Témoignage de Charles Quin

Pendant ce temps, un mobilisé se déplace sur l'arrière des armées. Le Journal de l'Aisne du 27 octobre 1918 publie sous le titre "Neufchâtel et Craonne" la lettre de monsieur Charles Quin, mobilisé, qui raconte sa visite des 13 et 14 octobre dans les pays envahis :

"Berry-au-Bac n'est plus... il faut s'orienter pour retrouver sa direction dans le dédale, le labyrinthe des tranchées. Il y a des cadavres un peu partout. Jusqu'à la rivière La Miette, inutile de vouloir suivre la route 44 ... C'est un bouleversement incroyable de terre, d'abris, de blockhaus sautés.

Corbeny n'est plus qu'un amas de ruines sans nom, débris de pierres, de briques pilées écrasées de deux à trois mètres de hauteur. La gare a disparu. De la propriété Matra1, j'ai reconnu la moitié de la porte d'entrée qui émerge un peu des décombres... chez moi, j'ai peine à me reconnaître. Des batteries boches ont été là... Un chemin de fer, quelques wagons, un sol bouleversé, un restant de générateur... c'est tout. Plus de bâtiments de maison d'outillage. Plus rien...

A la jonction de la route 44 avec celle d'Aizelle à Craonne, les mines ont creusé un formidable entonnoir d'au moins 30 mètres de diamètre... il est onze heures du soir, je file vers Festieux.

De Corbeny à Festieux, sept entonnoirs immenses creusent la route. En tâtonnant, il faut les contourner. Arrivé à hauteur de Sainte Croix, vers minuit, une formidable explosion suivie d'une deuxième à cinq minutes d'intervalle. Ce sont des mines à retardement qui sautent.

Festieux a relativement peu souffert. J'ai compté onze à douze maisons détruites dans la rue principale. Parmi celles-ci, celle de Monsieur Mortureux, incendiée, celle de Edmond Rouen, atteinte en partie seulement. Sur la boucherie Buvry, inscription allemande "Kantine".

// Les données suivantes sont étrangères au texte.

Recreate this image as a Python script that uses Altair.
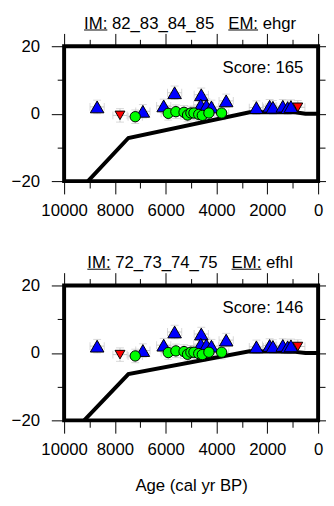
import altair as alt
import pandas as pd

# ---------------- data ----------------
up_age = [8700, 6900, 6080, 5650, 4600, 4620, 4400, 4200, 3620, 2430, 1910, 1780, 1390, 1200, 1070]
up_val = [2.0, 0.7, 2.3, 6.2, 5.6, 2.6, 2.4, 2.0, 3.8, 1.8, 2.2, 1.9, 2.2, 1.8, 2.1]
down_age = [7800, 800]
down_val = [-0.5, 1.9]
circ_age = [7200, 5900, 5600, 5280, 5140, 5010, 4890, 4700, 4560, 4300, 3800]
circ_val = [-0.9, 0.1, 0.6, 0.4, -0.4, 0.2, 0.2, -0.2, -0.5, 0.2, 0.2]
err_age = 280
err_val = 2.0

line1_age = [9060, 7470, 2700, 900, 500, 0]
line1_val = [-20.0, -7.2, 0.4, 0.4, 0.0, 0.0]
line2_age = [9210, 7470, 2700, 900, 500, 0]
line2_val = [-20.0, -6.3, 0.5, 0.3, 0.0, 0.0]

im_labels = ["82_83_84_85", "72_73_74_75"]
em_labels = ["ehgr", "efhl"]
scores = [165, 146]

x_ticks = list(range(0, 10001, 1000))
y_ticks = [-20, -10, 0, 10, 20]

# ---------------- style ----------------
FONT = "Liberation Sans"
FS = 17
W, H = 258, 137
NB = "\u00a0"

ADV = {"I": .278, "M": .833, ":": .278, " ": .278, NB: .278, "_": .556, "E": .667,
       "e": .556, "h": .556, "g": .556, "r": .333, "f": .278, "l": .222}


def tw(s):
    return sum(ADV.get(c, 0.556) for c in s) * FS


xs = alt.Scale(domain=[0, 10000], reverse=True, nice=False, zero=False)
ys = alt.Scale(domain=[-20, 20], nice=False, zero=False)

pts = pd.DataFrame({
    "age": up_age + down_age + circ_age,
    "val": up_val + down_val + circ_val,
})
pts["alo"] = pts["age"] - err_age
pts["ahi"] = pts["age"] + err_age
pts["vlo"] = pts["val"] - err_val
pts["vhi"] = pts["val"] + err_val

df_up = pd.DataFrame({"age": up_age, "val": up_val})
df_down = pd.DataFrame({"age": down_age, "val": down_val})
df_circ = pd.DataFrame({"age": circ_age, "val": circ_val})

GREY = "#c8c8c8"


def tick_size(test):
    return {"condition": {"test": test, "value": 13}, "value": 7}


def panel(line_age, line_val, im, em, score, bottom_title):
    base = alt.Chart(pts)
    errh = base.mark_rule(color=GREY, strokeWidth=1).encode(
        x=alt.X("alo:Q", scale=xs, axis=None), x2="ahi:Q",
        y=alt.Y("val:Q", scale=ys, axis=None))
    errv = base.mark_rule(color=GREY, strokeWidth=1).encode(
        x=alt.X("age:Q", scale=xs, axis=None),
        y=alt.Y("vlo:Q", scale=ys, axis=None), y2="vhi:Q")
    cap_l = base.mark_tick(color=GREY, orient="vertical", size=8, thickness=1).encode(
        x=alt.X("alo:Q", scale=xs, axis=None), y=alt.Y("val:Q", scale=ys, axis=None))
    cap_r = base.mark_tick(color=GREY, orient="vertical", size=8, thickness=1).encode(
        x=alt.X("ahi:Q", scale=xs, axis=None), y=alt.Y("val:Q", scale=ys, axis=None))
    cap_b = base.mark_tick(color=GREY, orient="horizontal", size=8, thickness=1).encode(
        x=alt.X("age:Q", scale=xs, axis=None), y=alt.Y("vlo:Q", scale=ys, axis=None))
    cap_t = base.mark_tick(color=GREY, orient="horizontal", size=8, thickness=1).encode(
        x=alt.X("age:Q", scale=xs, axis=None), y=alt.Y("vhi:Q", scale=ys, axis=None))

    ldf = pd.DataFrame({"age": line_age, "val": line_val, "o": range(len(line_age))})
    xaxis = alt.Axis(
        orient="bottom", values=x_ticks, grid=False, domain=False,
        labelExpr="datum.value % 2000 === 0 ? format(datum.value, 'd') : ''",
        tickSize=tick_size("datum.value % 2000 === 0"), tickWidth=1, tickColor="black",
        labelFontSize=FS, labelPadding=9, labelColor="black", labelFont=FONT,
        title="Age (cal yr BP)" if bottom_title else None,
        titleFontSize=FS, titleFontWeight="normal", titleFont=FONT, titleColor="black",
        titlePadding=20, labelFlush=False, labelOverlap=False)
    yaxis = alt.Axis(
        orient="left", values=y_ticks, grid=False, domain=False,
        labelExpr="datum.value % 20 === 0 ? format(datum.value, 'd') : ''",
        tickSize=tick_size("datum.value % 20 === 0"), tickWidth=1, tickColor="black",
        labelFontSize=FS, labelPadding=12, labelColor="black", labelFont=FONT,
        title=None, labelFlush=False, labelOverlap=False)
    line = alt.Chart(ldf).mark_line(color="black", strokeWidth=4, clip=True,
                                    strokeJoin="miter").encode(
        x=alt.X("age:Q", scale=xs, axis=xaxis),
        y=alt.Y("val:Q", scale=ys, axis=yaxis),
        order="o:Q")

    xaxis_top = alt.Axis(
        orient="top", values=x_ticks, grid=False, domain=False, labels=False,
        tickSize=tick_size("datum.value % 2000 === 0"), tickWidth=1, tickColor="black",
        title=None)
    yaxis_right = alt.Axis(
        orient="right", values=y_ticks, grid=False, domain=False, labels=False,
        tickSize=tick_size("datum.value % 20 === 0"), tickWidth=1, tickColor="black",
        title=None)
    down = alt.Chart(df_down).mark_point(shape="triangle-down", filled=True, fill="#ff0000",
                                         stroke="black", strokeWidth=1, size=100,
                                         opacity=1).encode(
        x=alt.X("age:Q", scale=xs, axis=None),
        y=alt.Y("val:Q", scale=ys, axis=None))
    up = alt.Chart(df_up).mark_point(shape="triangle-up", filled=True, fill="#0000ff",
                                     stroke="black", strokeWidth=1, size=190,
                                     opacity=1).encode(
        x=alt.X("age:Q", scale=xs, axis=xaxis_top),
        y=alt.Y("val:Q", scale=ys, axis=yaxis_right))
    circ = alt.Chart(df_circ).mark_point(shape="circle", filled=True, fill="#00ff00",
                                         stroke="black", strokeWidth=1, size=110,
                                         opacity=1).encode(
        x=alt.X("age:Q", scale=xs, axis=None),
        y=alt.Y("val:Q", scale=ys, axis=None))

    # title pieces
    im_txt = "IM:" + NB + im
    em_txt = "EM:" + NB + em
    gap = tw(NB * 3)
    total = tw(im_txt) + gap + tw(em_txt)
    x0 = 128 - total / 2
    x1 = x0 + tw(im_txt) + gap
    tdf = pd.DataFrame({"im": [im_txt], "em": [em_txt], "score": ["Score: %d" % score]})
    tb = alt.Chart(tdf)
    t_im = tb.mark_text(align="left", baseline="alphabetic", fontSize=FS, font=FONT,
                        color="black").encode(x=alt.value(x0), y=alt.value(-18), text="im:N")
    t_em = tb.mark_text(align="left", baseline="alphabetic", fontSize=FS, font=FONT,
                        color="black").encode(x=alt.value(x1), y=alt.value(-18), text="em:N")
    u_im = tb.mark_rule(color="black", strokeWidth=1).encode(
        x=alt.value(x0), x2=alt.value(x0 + tw("IM:")), y=alt.value(-16.5))
    u_em = tb.mark_rule(color="black", strokeWidth=1).encode(
        x=alt.value(x1), x2=alt.value(x1 + tw("EM:")), y=alt.value(-16.5))
    t_sc = tb.mark_text(align="right", baseline="alphabetic", fontSize=FS, font=FONT,
                        color="black").encode(x=alt.value(243), y=alt.value(27.5), text="score:N")

    return alt.layer(errh, errv, cap_l, cap_r, cap_b, cap_t, line, down, up, circ,
                     t_im, t_em, u_im, u_em, t_sc).resolve_axis(
        x="independent", y="independent").properties(width=W, height=H)


p1 = panel(line1_age, line1_val, im_labels[0], em_labels[0], scores[0], False)
p2 = panel(line2_age, line2_val, im_labels[1], em_labels[1], scores[1], True)

chart = alt.vconcat(p1, p2, spacing=32).properties(
    padding={"left": 1, "top": 1, "right": -8, "bottom": -3}
).configure(font=FONT, background="white").configure_view(stroke="black", strokeWidth=4)

chart.save("out.html", embed_options={"renderer": "svg", "actions": False})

Le château de Monsieur le baron de Tretaigne paraît ne pas avoir trop souffert, cependant une partie de l'aile perpendiculaire au bâtiment principal est recouverte de carton bitumé. L'église et le clocher paraissent intacts. A la jonction de la route de Coucy-lès-Eppes, plusieurs mines ont coupé la route, l'explosion a fait beaucoup de torts aux maisons voisines.

Route de Coucy à Veslud nouvel entonnoir, tout le carrefour a sauté.

Veslud est à peu près intact, mais les maisons n'ont plus ni portes, ni fenêtres, quatre ou cinq maisons brûlées dont celle de Monsieur Roussel père. Le pays peut facilement être habité. De là, je file .... toujours à pied, jusqu'à Eppes mon pays natal.

Tout y est à peu près intact, mais par exemple, comme à Veslud d'ailleurs, çà sent le boche. Une grosse mine qui a coupé la route vers Laon, à la sortie du village, a quelque peu atteint les toitures proches, mais le dommage est facilement réparable.

Comme à Veslud et à Festieux, le retour immédiat des habitants est possible... D'Eppes, j'entends le tir de quelques fusants boches destinés à nos saucisses... De la direction de Laon et d'Athies, arrivent des sonneries de clairons et des roulements de tambours. Que ce tintamarre me semble joyeux.

A mon retour en plein jour cette fois je vois Aubigny et sainte croix. Ces deux communes ont beaucoup souffert, mais ne sont pas écrasées comme Corbeny et Craonne. Le Gros Saint-Jean est à peu près détruit. Le petit Saint-Jean l'est entièrement. Partout et toujours des tombes, des trous d'obus des cadavres...".